午後、近くのバザールへ買物に行く、高級住宅地のバザールへ行くのは初めてだ。野菜やフルーツ類は一般のバザールと同じ様に屋台で売っているが中心には何と大きなスーパーマーケットがあった。生鮮食品は扱っていないが保存できる食品、飲料、日用品等の品揃えは豊富だった。インド人との値段交渉は神経を使うが此処では値札が貼ってありレジで清算出来るようになっている。肉、魚類はやはりバザールの外れに店を出していた。冷蔵設備がないので悪臭が漂い蝿が飛び回っている。マリーはあれこれと注文を付けてマトンを買っていたが今日の夕食に使うのだろう。ぼくはライター、煙草とビリそれに歯ブラシを買った。
「トミー、明日は裁判所への出頭日よ」 とマリー。
九月二十五日の出頭は以前から決まっていた事だ、彼女が同行してくれる。
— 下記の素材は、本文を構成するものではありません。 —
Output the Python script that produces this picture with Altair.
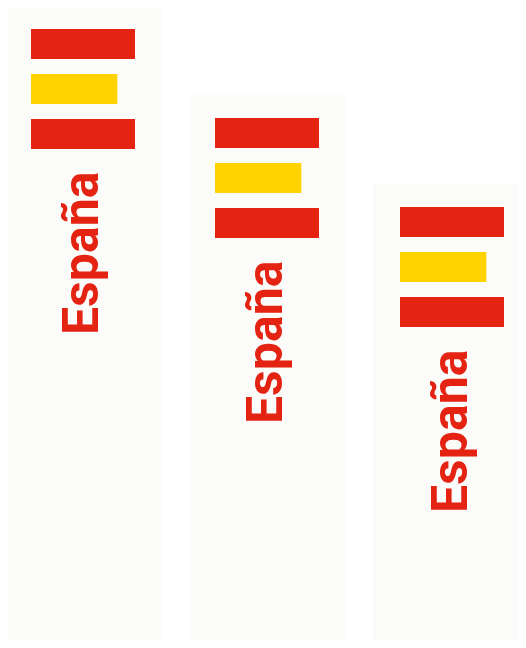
import altair as alt
import pandas as pd

labels = ["España", "España", "España"]
stripes = ["franja 1", "franja 2", "franja 3"]
values = [100, 83, 100]
stripe_colors = ["#E42313", "#FFD300", "#E42313"]

PAGE = 8
panel_boxes = [(5, 162, 6), (190, 346, 95), (373, 518, 184)]
bar_left = [31, 215, 400]
bar_top = [29, 118, 207]
BOTTOM = 640
BAR_LEN = 104
BLOCK = 120
PANEL_BG = "#FBFBF9"

layers = []
for i, label in enumerate(labels):
    left, right, top = panel_boxes[i]
    df = pd.DataFrame({"stripe": stripes, "value": values, "color": stripe_colors})
    one = pd.DataFrame({"label": [label]})

    bg = alt.Chart(one).mark_rect(color=PANEL_BG).encode(
        x=alt.value(max(left - PAGE, 0)),
        x2=alt.value(right - PAGE),
        y=alt.value(max(top - PAGE, 0)),
        y2=alt.value(BOTTOM - PAGE),
    )

    x0 = bar_left[i] - PAGE
    y0 = bar_top[i] - PAGE
    bars = alt.Chart(df).mark_bar(cornerRadius=0, strokeWidth=0).encode(
        x=alt.X("value:Q", axis=None,
                scale=alt.Scale(domain=[0, 100], range=[x0, x0 + BAR_LEN], zero=True, nice=False)),
        y=alt.Y("stripe:N", axis=None, sort=stripes,
                scale=alt.Scale(domain=stripes, range=[y0, y0 + BLOCK],
                                paddingInner=1 / 3, paddingOuter=0)),
        color=alt.Color("color:N", scale=None, legend=None),
    )

    text = alt.Chart(one).mark_text(
        angle=270, align="left", baseline="alphabetic",
        font="Roboto", fontWeight="bold", fontSize=50, color="#E42313",
    ).encode(
        x=alt.value(x0 + 67),
        y=alt.value(y0 + 306),
        text="label:N",
    )
    layers += [bg, bars, text]

chart = (
    alt.layer(*layers)
    .resolve_scale(x="independent", y="independent", color="independent")
    .properties(
        width=510, height=632, padding=0,
        autosize=alt.AutoSizeParams(type="none"),
        background="white",
    )
    .configure_view(strokeWidth=0)
)

chart.save("out.html", embed_options={"renderer": "svg", "actions": False})
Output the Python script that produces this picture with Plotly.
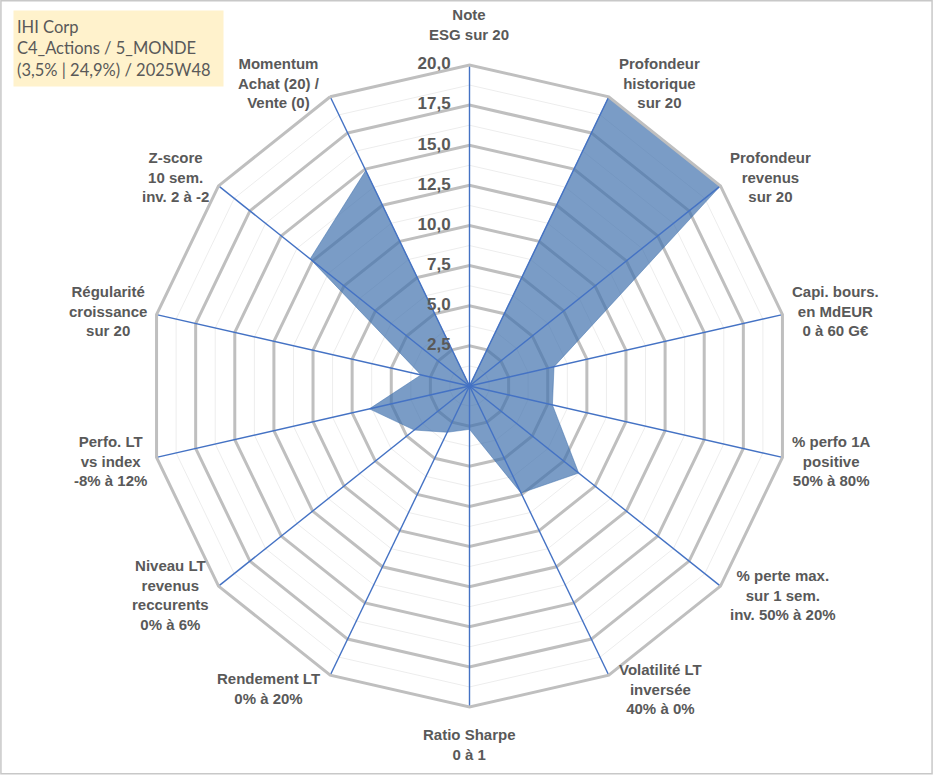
import math
import plotly.graph_objects as go

categories = [
    "Note<br>ESG sur 20",
    "Profondeur<br>historique<br>sur 20",
    "Profondeur<br>revenus<br>sur 20",
    "Capi. bours.<br>en MdEUR<br>0 à 60 G€",
    "% perfo 1A<br>positive<br>50% à 80%",
    "% perte max.<br>sur 1 sem.<br>inv. 50% à 20%",
    "Volatilité LT<br>inversée<br>40% à 0%",
    "Ratio Sharpe<br>0 à 1",
    "Rendement LT<br>0% à 20%",
    "Niveau LT<br>revenus<br>reccurents<br>0% à 6%",
    "Perfo. LT<br>vs index<br>-8% à 12%",
    "Régularité<br>croissance<br>sur 20",
    "Z-score<br>10 sem.<br>inv. 2 à -2",
    "Momentum<br>Achat (20) /<br>Vente (0)",
]
values = [0, 20, 20, 5.4, 5.3, 8.7, 7.4, 2.7, 3.2, 4.4, 6.4, 3.1, 12.7, 14.9]

radial_ticks = [0, 2.5, 5, 7.5, 10, 12.5, 15, 17.5, 20]
radial_tick_labels = ["0,0", "2,5", "5,0", "7,5", "10,0", "12,5", "15,0", "17,5", "20,0"]
minor_rings = [1.25, 3.75, 6.25, 8.75, 11.25, 13.75, 16.25, 18.75]

title_lines = ["IHI Corp", "C4_Actions / 5_MONDE", "(3,5% | 24,9%) / 2025W48"]

GRAY_TXT = "#595959"
BLUE = "#4472C4"
R_MAX = 20

# geometry of the polar area (pixels)
W, H = 933, 776
cx, cy, rpx = 469.5, 386.0, 321.0
dom_x = [(cx - rpx) / W, (cx + rpx) / W]
dom_y = [(H - cy - rpx) / H, (H - cy + rpx) / H]

fig = go.Figure()

for m in minor_rings:
    fig.add_trace(go.Scatterpolar(
        r=[m] * (len(categories) + 1), theta=categories + categories[:1],
        mode="lines", line=dict(color="#EDEDED", width=1),
        hoverinfo="skip", showlegend=False))

fig.add_trace(go.Scatterpolar(
    r=values + values[:1], theta=categories + categories[:1],
    mode="lines", fill="toself",
    fillcolor="rgba(65,114,174,0.7)",
    line=dict(color="rgba(65,114,174,0.5)", width=1),
    hoverinfo="skip", showlegend=False))

sr, st = [], []
for c in categories:
    sr += [0, R_MAX, None]
    st += [c, c, c]
fig.add_trace(go.Scatterpolar(
    r=sr, theta=st, mode="lines", line=dict(color=BLUE, width=1.4),
    connectgaps=False, hoverinfo="skip", showlegend=False))

nb = "\u00a0"
fig.add_trace(go.Scatterpolar(
    r=radial_ticks, theta=[categories[0]] * len(radial_ticks),
    mode="text", text=[t + nb * 4 for t in radial_tick_labels],
    textposition="middle left",
    textfont=dict(family="Liberation Sans", size=17, color=GRAY_TXT, weight="bold"),
    hoverinfo="skip", showlegend=False, cliponaxis=False))

# category labels, placed Excel-like next to the outer vertex of each spoke
annotations = []
n = len(categories)
for i, c in enumerate(categories):
    a = 2 * math.pi * i / n
    s, co = math.sin(a), math.cos(a)
    px = cx + rpx * s
    py = cy - rpx * co
    if abs(s) < 0.05:
        xa = "center"
        ya = "bottom" if co > 0 else "top"
        xs, ys = 0, (20 if co > 0 else -17)
    else:
        xa = "left" if s > 0 else "right"
        ya = "middle"
        xs, ys = (8 if s > 0 else -8), 15 * co
    annotations.append(dict(
        text=c, xref="paper", yref="paper", x=px / W, y=(H - py) / H,
        xanchor=xa, yanchor=ya, xshift=xs, yshift=ys, align="center",
        showarrow=False,
        font=dict(family="Liberation Sans", size=15, color=GRAY_TXT, weight="bold"),
    ))

annotations.append(dict(
    text="<br>".join(title_lines),
    xref="paper", yref="paper", x=13 / W, y=1 - 10 / H,
    xanchor="left", yanchor="top", align="left", showarrow=False,
    bgcolor="#FFF2CC", width=203, height=69, borderpad=3,
    font=dict(family="Lato", size=16.5, color=GRAY_TXT),
))

fig.update_layout(
    width=W, height=H,
    margin=dict(l=0, r=0, t=0, b=0),
    paper_bgcolor="white",
    polar=dict(
        domain=dict(x=dom_x, y=dom_y),
        bgcolor="rgba(0,0,0,0)",
        gridshape="linear",
        radialaxis=dict(
            range=[0, R_MAX], tickvals=radial_ticks, showticklabels=False,
            showline=False, ticks="", gridcolor="#BFBFBF", gridwidth=3,
            angle=90,
        ),
        angularaxis=dict(
            type="category", categoryarray=categories,
            direction="clockwise", rotation=90,
            showgrid=False, showline=True, linecolor="#BFBFBF", linewidth=3,
            ticks="", showticklabels=False,
        ),
    ),
    annotations=annotations,
    shapes=[dict(type="rect", xref="paper", yref="paper", x0=0.001, y0=0.003, x1=0.999, y1=0.999,
                 line=dict(color="#C8C8C8", width=1.5))],
)

fig.write_html("out.html", post_script="document.body.style.margin='0';",
               config={"displayModeBar": False})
大使館行きについて話し合ったがオールドデリーのティスハザール裁判所から大使館へ回るには無理がある、取り敢えず電話でアポイントを取って翌日、大使館へ行った方がベターだろうという事になった。スタッフとチャラスは二~三日以内で準備出来るだろうとフィリップス、その時点で大使館に預けていたお金はぼくの手許にあるので刑務所内の支払いも含めて清算するつもりだ。帰り際の彼を呼び止めてショッカンの居場所を調べてくれるよう頼んだ。ショッカンはぼくより二週間程前に釈放されていた。ぼくの逮捕に深く関わっていたのは奴しかいない。インド人のマフィアを使ってでも奴を締め上げ腕の一本でも叩き折ってやりたい。キシトーの近況について知りたいと思ったが彼には聞けなかった。